Consumers who say business conditions are “good” was unchanged at 24.8 percent this month, but those who claim business conditions are “bad” decreased from 21.8 to 19.6 percent. Those who view jobs as “plentiful” rose from 16.2 to 17.1 percent and those who view jobs as “hard to get” decreased from 28.7 to 27.7 percent.

The percentage of consumers who expect business conditions to improve over the next six months dipped slightly from 18.3 to 18.0 percent, but those who expect conditions to worsen also dipped from 10.4 to 10.1 percent.

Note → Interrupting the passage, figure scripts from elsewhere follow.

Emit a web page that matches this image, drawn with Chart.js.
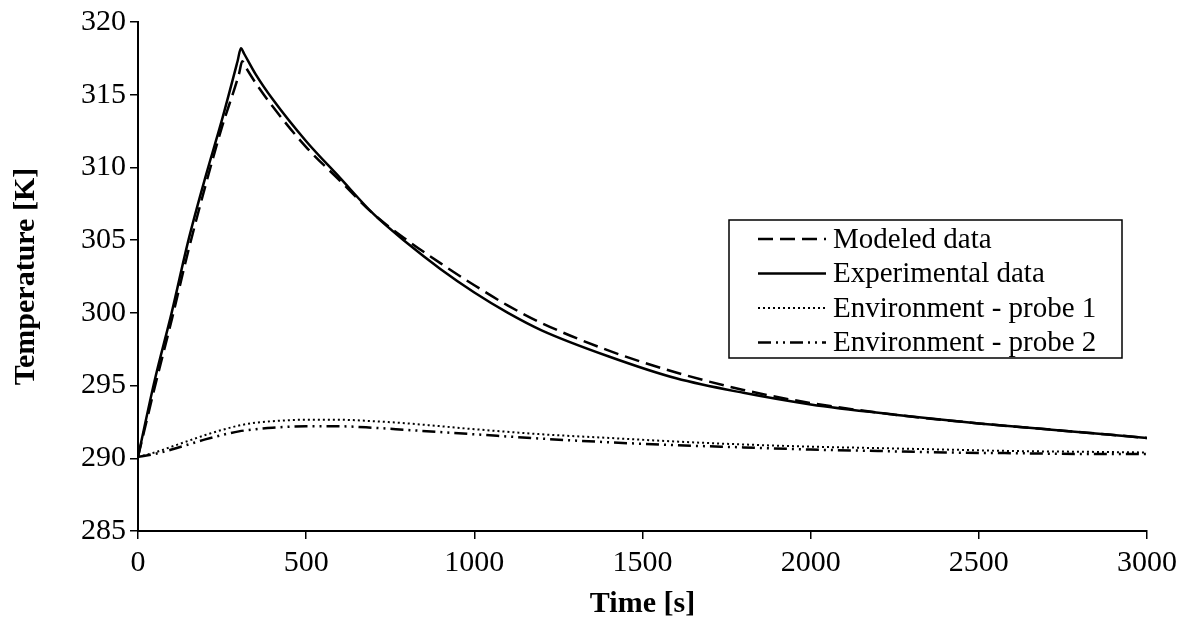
<!DOCTYPE html>
<html>
<head>
<meta charset="utf-8">
<script src="https://cdn.jsdelivr.net/npm/chart.js@4"></script>
<style>
  html, body { margin: 0; padding: 0; background: #fff; }
  #wrap { width: 1185px; height: 628px; position: relative; }
</style>
</head>
<body>
<div id="wrap"><canvas id="chart" width="1185" height="628"></canvas></div>
<script>
// time axis (s) for each series
const tExp = [0, 50, 100, 150, 200, 250, 296, 306, 316, 350, 400, 500, 600, 700, 800, 900, 1000, 1100, 1200, 1400, 1600, 1800, 2000, 2250, 2500, 2750, 3000];
const tMod = [0, 50, 100, 150, 200, 250, 300, 310, 320, 350, 400, 500, 600, 700, 800, 900, 1000, 1100, 1200, 1400, 1600, 1800, 2000, 2250, 2500, 2750, 3000];
const tEnv = [0, 50, 100, 150, 200, 250, 300, 350, 400, 500, 600, 700, 800, 1000, 1200, 1400, 1600, 1800, 2000, 2200, 2400, 2600, 2800, 3000];

// temperatures (K)
const modeled = [290.1, 294.9, 299.5, 304.3, 308.7, 312.8, 316.4, 317.3, 316.9, 315.8, 314.2, 311.4, 309.1, 306.8, 305.0, 303.4, 301.9, 300.5, 299.3, 297.4, 295.9, 294.7, 293.8, 293.0, 292.4, 291.9, 291.4];
const experimental = [290.1, 295.4, 300.0, 305.0, 309.3, 313.3, 317.3, 318.2, 317.8, 316.4, 314.7, 311.8, 309.3, 306.8, 304.8, 303.0, 301.4, 300.0, 298.8, 297.0, 295.5, 294.5, 293.7, 293.0, 292.4, 291.9, 291.4];
const probe1 = [290.1, 290.4, 290.8, 291.2, 291.6, 291.95, 292.25, 292.45, 292.55, 292.65, 292.65, 292.55, 292.4, 292.0, 291.65, 291.4, 291.15, 290.95, 290.8, 290.7, 290.6, 290.5, 290.45, 290.4];
const probe2 = [290.1, 290.3, 290.6, 290.95, 291.3, 291.6, 291.85, 292.0, 292.1, 292.2, 292.2, 292.1, 291.95, 291.65, 291.35, 291.1, 290.9, 290.75, 290.6, 290.5, 290.4, 290.35, 290.3, 290.3];

const xTicks = [0, 500, 1000, 1500, 2000, 2500, 3000];
const yTicks = [285, 290, 295, 300, 305, 310, 315, 320];

const FONT = 'Liberation Serif, "Times New Roman", serif';

function pts(xs, ys) {
    return xs.map((x, i) => ({ x: x, y: ys[i] }));
}

// legend drawn inside the plot area, with a box like the original
const boxLegend = {
    id: 'boxLegend',
    afterDraw(chart) {
        const ctx = chart.ctx;
        const left = 729, top = 220, right = 1122, bottom = 358;
        ctx.save();
        ctx.fillStyle = '#fff';
        ctx.fillRect(left, top, right - left, bottom - top);
        ctx.strokeStyle = '#000';
        ctx.lineWidth = 1.5;
        ctx.strokeRect(left, top, right - left, bottom - top);
        ctx.font = '29px ' + FONT;
        ctx.textBaseline = 'middle';
        ctx.fillStyle = '#000';
        chart.data.datasets.forEach((ds, i) => {
            const y = 239 + i * 34.5;
            ctx.beginPath();
            ctx.lineWidth = ds.borderWidth;
            ctx.setLineDash(ds.borderDash || []);
            ctx.moveTo(758, y);
            ctx.lineTo(826, y);
            ctx.stroke();
            ctx.setLineDash([]);
            ctx.fillText(ds.label, 833, y + 1);
        });
        ctx.restore();
    }
};

new Chart(document.getElementById('chart').getContext('2d'), {
    type: 'line',
    data: {
        datasets: [{
            label: 'Modeled data',
            data: pts(tMod, modeled),
            borderColor: '#000',
            borderWidth: 2.5,
            borderDash: [15, 7]
        }, {
            label: 'Experimental data',
            data: pts(tExp, experimental),
            borderColor: '#000',
            borderWidth: 2.5
        }, {
            label: 'Environment - probe 1',
            data: pts(tEnv, probe1),
            borderColor: '#000',
            borderWidth: 2,
            borderDash: [2, 3]
        }, {
            label: 'Environment - probe 2',
            data: pts(tEnv, probe2),
            borderColor: '#000',
            borderWidth: 2.5,
            borderDash: [13, 5, 2, 5, 2, 5]
        }]
    },
    options: {
        responsive: false,
        animation: false,
        elements: { point: { radius: 0 }, line: { cubicInterpolationMode: 'monotone' } },
        layout: { padding: { left: 8, top: 20, right: 38, bottom: 6 } },
        plugins: {
            legend: { display: false },
            tooltip: { enabled: false }
        },
        scales: {
            x: {
                type: 'linear',
                min: 0,
                max: 3000,
                afterBuildTicks: s => { s.ticks = xTicks.map(v => ({ value: v })); },
                afterFit: s => { s.height = 628 - 531 - 6; },
                grid: { drawOnChartArea: false, drawTicks: true, tickLength: 8, color: '#000', lineWidth: 1.5 },
                border: { color: '#000', width: 2 },
                ticks: { color: '#000', font: { family: FONT, size: 30 }, padding: 6, maxRotation: 0, callback: v => String(v) },
                title: { display: true, text: 'Time [s]', color: '#000', font: { family: FONT, size: 30, weight: 'bold' }, padding: { top: 0, bottom: 0 } }
            },
            y: {
                min: 285,
                max: 320,
                afterBuildTicks: s => { s.ticks = yTicks.map(v => ({ value: v })); },
                afterFit: s => { s.width = 138 - 8; },
                grid: { drawOnChartArea: false, drawTicks: true, tickLength: 8, color: '#000', lineWidth: 1.5 },
                border: { color: '#000', width: 2 },
                ticks: { color: '#000', font: { family: FONT, size: 30 }, padding: 4, callback: v => String(v) },
                title: { display: true, text: 'Temperature [K]', color: '#000', font: { family: FONT, size: 30, weight: 'bold' }, padding: { top: 0, bottom: 4 } }
            }
        }
    },
    plugins: [boxLegend]
});
</script>
</body>
</html>
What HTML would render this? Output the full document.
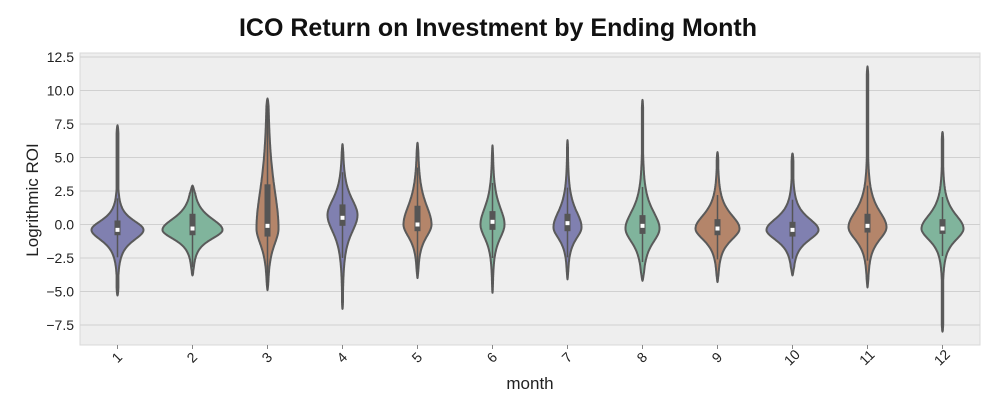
<!DOCTYPE html>
<html><head><meta charset="utf-8"><style>
body{margin:0;background:#fff;width:997px;height:415px;overflow:hidden}
svg text{font-family:"Liberation Sans",sans-serif}
</style></head><body>
<svg id="chart" width="997" height="415" xmlns="http://www.w3.org/2000/svg">
<text x="498" y="36" text-anchor="middle" font-size="25" font-weight="bold" fill="#111">ICO Return on Investment by Ending Month</text>
<rect x="80" y="53" width="900" height="292" fill="#eeeeee" stroke="#d8d8d8"/>
<g id="grid"></g><g id="yticks"></g><g id="violins"></g><g id="xticks"></g>
<text transform="translate(38,200) rotate(-90)" text-anchor="middle" font-size="17" fill="#222">Logrithmic ROI</text>
<text x="530" y="389" text-anchor="middle" font-size="17" fill="#222">month</text>
</svg>
<script>
const months=["1","2","3","4","5","6","7","8","9","10","11","12"];
const lo=[-5.3,-3.8,-4.9,-6.3,-4.0,-5.1,-4.1,-4.2,-4.3,-3.8,-4.7,-8.0];
const hi=[7.4,2.9,9.4,6.0,6.1,5.9,6.3,9.3,5.4,5.3,11.8,6.9];
const mode=[-0.4,-0.4,-0.3,0.7,0.0,0.0,-0.2,-0.3,-0.3,-0.4,-0.2,-0.3];
const spreadUp=[0.8,1.0,3.5,1.4,1.7,1.5,1.4,1.5,1.2,1.0,1.4,1.2];
const spreadDown=[0.9,0.8,1.4,1.5,1.1,1.2,1.0,1.2,1.0,0.9,1.1,1.0];
const halfW=[26,30,11,15,14,12,14,17,22,26,19,21];
const median=[-0.4,-0.3,-0.1,0.5,0.0,0.2,0.1,-0.1,-0.3,-0.4,-0.1,-0.3];
const q1=[-0.8,-0.8,-0.9,-0.1,-0.5,-0.4,-0.5,-0.7,-0.8,-0.9,-0.6,-0.7];
const q3=[0.3,0.8,3.0,1.5,1.4,1.0,0.8,0.7,0.4,0.2,0.8,0.4];
const yTicks=[12.5,10,7.5,5,2.5,0,-2.5,-5,-7.5];
const yTickLabels=["12.5","10.0","7.5","5.0","2.5","0.0","\u22122.5","\u22125.0","\u22127.5"];
const colors=["#8080b0","#80b49c","#b4856a","#8080b0","#b4856a","#80b49c","#8080b0","#80b49c","#b4856a","#8080b0","#b4856a","#80b49c"];
const NS="http://www.w3.org/2000/svg";
const yS=v=>224.5-v*13.4;
const xS=i=>117.5+i*75;
function mk(t,a,p){const e=document.createElementNS(NS,t);for(const k in a)e.setAttribute(k,a[k]);p.appendChild(e);return e;}
const grid=document.getElementById('grid'),yt=document.getElementById('yticks'),vg=document.getElementById('violins'),xt=document.getElementById('xticks');
yTicks.forEach((v,i)=>{
 const l=mk('line',{x1:80,x2:980,y1:yS(v),y2:yS(v),stroke:'#d0d0d0','stroke-width':1},grid);
 
 
 const t=mk('text',{x:74,y:yS(v)+5,'text-anchor':'end','font-size':14,fill:'#222'},yt);
 t.textContent=yTickLabels[i];
 
 
});
months.forEach((m,i)=>{
 const cx=xS(i);
 const f=v=>{const s=v>mode[i]?spreadUp[i]:spreadDown[i];const z=(v-mode[i])/s;
  const g=Math.pow(1+z*z/2.5,-1.75);
  const dEnd=Math.min(v-lo[i],hi[i]-v);
  const taper=Math.min(1,Math.sqrt(Math.max(dEnd,0)/0.6));
  return Math.max(g,0.035)*taper;};
 const N=200;let right=[],left=[];
 for(let k=0;k<=N;k++){const v=lo[i]+(hi[i]-lo[i])*k/N;const w=halfW[i]*f(v);
  right.push([cx+w,yS(v)]);left.push([cx-w,yS(v)]);}
 const pts=right.concat(left.reverse());
 const p=mk('path',{d:'M'+pts.map(q=>q[0].toFixed(1)+','+q[1].toFixed(1)).join('L')+'Z',fill:colors[i],stroke:'#5a5a5a','stroke-width':2,'stroke-linejoin':'round'},vg);
 
 
 const iqr=q3[i]-q1[i];
 const wl=mk('line',{x1:cx,x2:cx,y1:yS(Math.min(hi[i],q3[i]+1.5*iqr)),y2:yS(Math.max(lo[i],q1[i]-1.5*iqr)),stroke:'#555','stroke-width':1.5},vg);
 
 
 const b=mk('rect',{x:cx-3,y:yS(q3[i]),width:6,height:yS(q1[i])-yS(q3[i]),fill:'#555'},vg);
 
 
 const md=mk('rect',{x:cx-2,y:yS(median[i])-2,width:4,height:4,fill:'#fff'},vg);
 
 
 mk('line',{x1:cx,x2:cx,y1:345,y2:349,stroke:'#888'},xt);
 const t=mk('text',{x:cx,y:362,'text-anchor':'middle','font-size':14,fill:'#222',transform:`rotate(-45 ${cx} 358)`},xt);
 t.textContent=m;
 
 
});
</script>
</body></html>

However, consumers’ outlook for the labor market was a little less optimistic this month, with those anticipating more jobs in the coming months decreasing from 15.5 to 14.7 percent and those anticipating fewer jobs rising slightly from 16.1 to 16.9 percent. Consumers who expected income growth declined marginally from 16.9 to 16.4 percent but those expecting a decrease also declined from 11.0 to 10.0 percent.

Pending home sales

Pending home sales rose to 104.8 in November, up from a revised 104.0 in October and is now 4.1 percent above last year. This is the highest year-over-year gain since August 2013 and the third straight month of YOY gains in the index.

Pending home sales in the Northeast rose 1.4 percent to 89.1 this month and is now 7.0 percent above November 2013. In the South, sales jumped 1.3 percent to 119.7 and are 5.1 percent above last November. In the West, the index increased modestly by 0.4 percent to 98.5 and is now up 4.9 percent YOY. The only decrease was in the Midwest, where the index declined 0.4 percent to 100.0 and is now 0.5 percent below the previous year.

The national median existing-home price in 2014 will be close to $208,000, which is up 5.6 percent from 2013 and is likely to moderate to a pace between 4.0 and 5.0 percent next year. In 2013, existing-home prices rose 11.4 percent.